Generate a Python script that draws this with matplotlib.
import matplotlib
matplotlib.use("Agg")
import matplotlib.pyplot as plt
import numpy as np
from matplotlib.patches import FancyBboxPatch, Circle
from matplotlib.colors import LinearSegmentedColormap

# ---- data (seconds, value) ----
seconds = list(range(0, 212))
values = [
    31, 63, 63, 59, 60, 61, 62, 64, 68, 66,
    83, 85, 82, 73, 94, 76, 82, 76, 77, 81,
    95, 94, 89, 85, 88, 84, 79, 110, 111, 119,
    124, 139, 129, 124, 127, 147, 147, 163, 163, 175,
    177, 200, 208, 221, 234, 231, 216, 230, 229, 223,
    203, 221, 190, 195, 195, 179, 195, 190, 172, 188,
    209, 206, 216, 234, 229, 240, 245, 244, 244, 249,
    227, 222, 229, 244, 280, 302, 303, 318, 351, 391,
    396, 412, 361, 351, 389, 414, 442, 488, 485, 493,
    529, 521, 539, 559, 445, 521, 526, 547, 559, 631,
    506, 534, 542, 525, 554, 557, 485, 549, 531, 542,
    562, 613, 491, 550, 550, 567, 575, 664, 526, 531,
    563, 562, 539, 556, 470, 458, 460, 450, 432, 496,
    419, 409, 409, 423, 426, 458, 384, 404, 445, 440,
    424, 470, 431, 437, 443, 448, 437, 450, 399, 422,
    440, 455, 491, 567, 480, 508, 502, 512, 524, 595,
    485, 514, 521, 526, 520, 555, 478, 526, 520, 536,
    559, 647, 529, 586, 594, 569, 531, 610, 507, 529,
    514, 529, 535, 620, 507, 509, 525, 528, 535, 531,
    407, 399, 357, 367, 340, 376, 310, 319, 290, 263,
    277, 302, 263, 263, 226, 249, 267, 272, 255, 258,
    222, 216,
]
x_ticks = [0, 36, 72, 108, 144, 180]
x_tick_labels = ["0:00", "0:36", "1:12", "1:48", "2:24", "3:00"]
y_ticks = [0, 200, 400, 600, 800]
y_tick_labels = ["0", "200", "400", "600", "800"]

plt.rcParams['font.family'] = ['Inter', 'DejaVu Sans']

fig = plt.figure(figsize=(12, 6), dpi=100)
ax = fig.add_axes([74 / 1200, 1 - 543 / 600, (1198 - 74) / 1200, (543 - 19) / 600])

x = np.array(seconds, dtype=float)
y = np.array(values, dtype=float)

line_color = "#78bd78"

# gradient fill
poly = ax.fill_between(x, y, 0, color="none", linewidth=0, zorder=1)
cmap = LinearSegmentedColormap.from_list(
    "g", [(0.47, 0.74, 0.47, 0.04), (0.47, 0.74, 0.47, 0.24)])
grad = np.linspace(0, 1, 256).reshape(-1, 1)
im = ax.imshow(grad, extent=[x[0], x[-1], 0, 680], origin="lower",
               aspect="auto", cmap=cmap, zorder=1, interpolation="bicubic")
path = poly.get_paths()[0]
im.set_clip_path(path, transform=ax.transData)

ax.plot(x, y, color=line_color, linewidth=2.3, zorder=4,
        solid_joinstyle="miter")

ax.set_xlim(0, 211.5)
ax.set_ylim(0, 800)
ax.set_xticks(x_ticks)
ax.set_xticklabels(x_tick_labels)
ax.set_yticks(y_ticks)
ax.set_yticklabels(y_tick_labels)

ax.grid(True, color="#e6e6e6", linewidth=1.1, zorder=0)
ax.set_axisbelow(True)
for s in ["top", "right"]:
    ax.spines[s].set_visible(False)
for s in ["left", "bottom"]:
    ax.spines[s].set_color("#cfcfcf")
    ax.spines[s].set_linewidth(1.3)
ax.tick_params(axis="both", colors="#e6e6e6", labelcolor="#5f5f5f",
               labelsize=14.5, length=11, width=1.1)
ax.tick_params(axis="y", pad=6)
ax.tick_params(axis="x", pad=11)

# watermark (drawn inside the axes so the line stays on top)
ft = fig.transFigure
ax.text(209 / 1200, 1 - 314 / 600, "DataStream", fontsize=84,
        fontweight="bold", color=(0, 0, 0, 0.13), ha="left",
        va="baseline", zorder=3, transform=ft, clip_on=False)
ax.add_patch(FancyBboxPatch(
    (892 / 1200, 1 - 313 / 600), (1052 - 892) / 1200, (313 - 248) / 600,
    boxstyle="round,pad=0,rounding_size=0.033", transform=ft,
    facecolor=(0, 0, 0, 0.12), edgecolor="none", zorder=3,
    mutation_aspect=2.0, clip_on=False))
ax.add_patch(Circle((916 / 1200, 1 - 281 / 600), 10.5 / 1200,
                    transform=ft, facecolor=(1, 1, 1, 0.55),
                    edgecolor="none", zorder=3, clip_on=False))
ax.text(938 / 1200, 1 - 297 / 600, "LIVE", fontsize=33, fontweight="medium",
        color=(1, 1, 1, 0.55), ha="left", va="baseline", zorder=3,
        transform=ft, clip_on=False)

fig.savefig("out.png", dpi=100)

- - - - -

▸ What to do
Give back the listing exactly, please, from its first line to the line containing "from matplotlib.colors import", inclusive, and nothing past that line.

▸ Written answer
Generate a Python script that draws this with matplotlib.
import matplotlib
matplotlib.use("Agg")
import matplotlib.pyplot as plt
import numpy as np
from matplotlib.patches import FancyBboxPatch, Circle
from matplotlib.colors import LinearSegmentedColormap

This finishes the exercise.